For more than forty years the United Nations and the international community try, in good faith and good will, to “negotiate” with the Turkish perpetrator.

It is the first time, in contemporary international politics, where the victim is “obliged” to negotiate with its perpetrator!

For forty years, Turkey understands international community’s good faith and will, as a “legalization of the perpetrator as interlocutor”.

Even the “right to take action”, foreseen in article IV of the Treaty of Guarantee, 1960,  a Treaty which is repeatedly invoked by the Turkish side, has a very limited duration “…with the sole aim of re-establishing the state of affairs….”.

The most contradictory, is the fact that the aim of the Guarantee Treaty is Cyprus’ territorial integrity, independence and promotion of cooperation, which is blatantly violated by the illegal Turkish military occupation of 38%  of Cyprus territory and repeatedly condemned by the international community.

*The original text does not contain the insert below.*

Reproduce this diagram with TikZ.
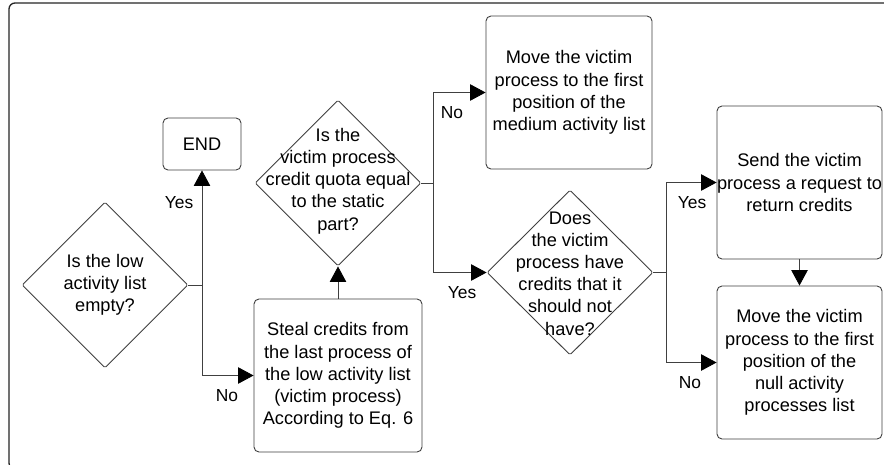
\documentclass[tikz,border=0pt]{standalone}
\usepackage{fontspec}
\setmainfont{Liberation Sans}
\usetikzlibrary{shapes.geometric,arrows.meta}
\newcommand{\bodyfont}{\fontsize{18.2}{22.2}\selectfont}
\newcommand{\labelfont}{\fontsize{17.4}{20}\selectfont}
\tikzset{
  procbox/.style={draw=black!75, line width=0.9pt, rounded corners=5pt,
    inner sep=0pt, align=center, font=\bodyfont},
  decision/.style={draw=black!75, line width=0.9pt, shape=diamond, aspect=1,
    inner sep=0pt, minimum width=166pt, minimum height=166pt, rounded corners=1.5pt},
  dtext/.style={align=center, inner sep=0pt, font=\bodyfont},
  link/.style={draw=black!75, line width=0.8pt},
  flow/.style={link, -{Triangle[length=15.5pt,width=16.5pt,color=black]}},
  lbl/.style={font=\labelfont, inner sep=0pt}
}
\begin{document}
\begin{tikzpicture}[x=1pt,y=-1pt]
  \useasboundingbox (0,0) rectangle (884,464);
  \clip (0,0) rectangle (884,464);
  \fill[white] (0,0) rectangle (884,464);
  % outer frame
  \draw[line width=1.3pt, draw=black!85, rounded corners=6pt] (9,3) rectangle (905,469);

  % decisions
  \node[decision] (d1) at (105,285) {};
  \node[dtext] (d1t) at (d1.center) {Is the low\\activity list\\empty?};
  \node[decision] (d2) at (338,183) {};
  \node[dtext] (d2t) at (338,181) {Is the\\victim process\\credit quota equal\\to the static\\part?};
  \node[decision, minimum height=165pt] (d3) at (570,272.5) {};
  \node[dtext] (d3t) at (570,273.5) {Does\\the victim\\process have\\credits that it\\should not\\have?};

  % process boxes
  \node[procbox, minimum width=78pt, minimum height=52pt] (end) at (202,144) {END};
  \node[procbox, minimum width=168pt, minimum height=153pt] (steal) at (338,375.5)
    {Steal credits from\\the last process of\\the low activity list\\(victim process)\\According to Eq. 6};
  \node[procbox, minimum width=166pt, minimum height=153pt] (medium) at (569,92.5)
    {Move the victim\\process to the first\\position of the\\medium activity list};
  \node[procbox, minimum width=165pt, minimum height=153pt] (send) at (799.5,182.5)
    {Send the victim\\process a request to\\return credits};
  \node[procbox, minimum width=165pt, minimum height=153pt] (null) at (799.5,362.5)
    {Move the victim\\process to the first\\position of the\\null activity\\processes list};

  % branch points
  \coordinate (j1) at (202,285);
  \coordinate (j2) at (433,183);
  \coordinate (j3) at (666,272.5);

  % connectors
  \draw[link] (d1.east) -- (j1);
  \draw[flow] (j1) -- (end.south);
  \draw[flow] (j1) |- (steal.west);
  \draw[flow] (steal.north) -- (d2.south);
  \draw[link] (d2.east) -- (j2);
  \draw[flow] (j2) |- (medium.west);
  \draw[flow] (j2) |- (d3.west);
  \draw[link] (d3.east) -- (j3);
  \draw[flow] (j3) |- (send.west);
  \draw[flow] (j3) |- (null.west);
  \draw[flow] (send.south) -- (null.north);

  % branch labels
  \node[lbl] (y1) at (179,203) {Yes};
  \node[lbl] (n1) at (227,396) {No};
  \node[lbl] (n2) at (452,113) {No};
  \node[lbl] (y2) at (462,293) {Yes};
  \node[lbl] (y3) at (692,203) {Yes};
  \node[lbl] (n3) at (690,383) {No};
\end{tikzpicture}
\end{document}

Yes, Cyprus is a unique case.

All the international bodies, from U.N. to E.U. and other international organizations – even in some cases those who have not a particular friendship with Cyprus – coincide: The military occupation is illegal and must end.

Perhaps it is high time for the international community to play a catalyst role, promoting International Law and Peace, in a win-win approach, in place of an illegal military occupation and divisive policy.

How is it possible for Turkey to disdain for so many years, so many decisions and exhortations of the international community?

Does Turkey believe that she is standing above it?

Margaret Thatcher used to say “You cannot make an omelet without breaking some balls”!

Who has the balls and who can make an omelet in Cyprus’ case?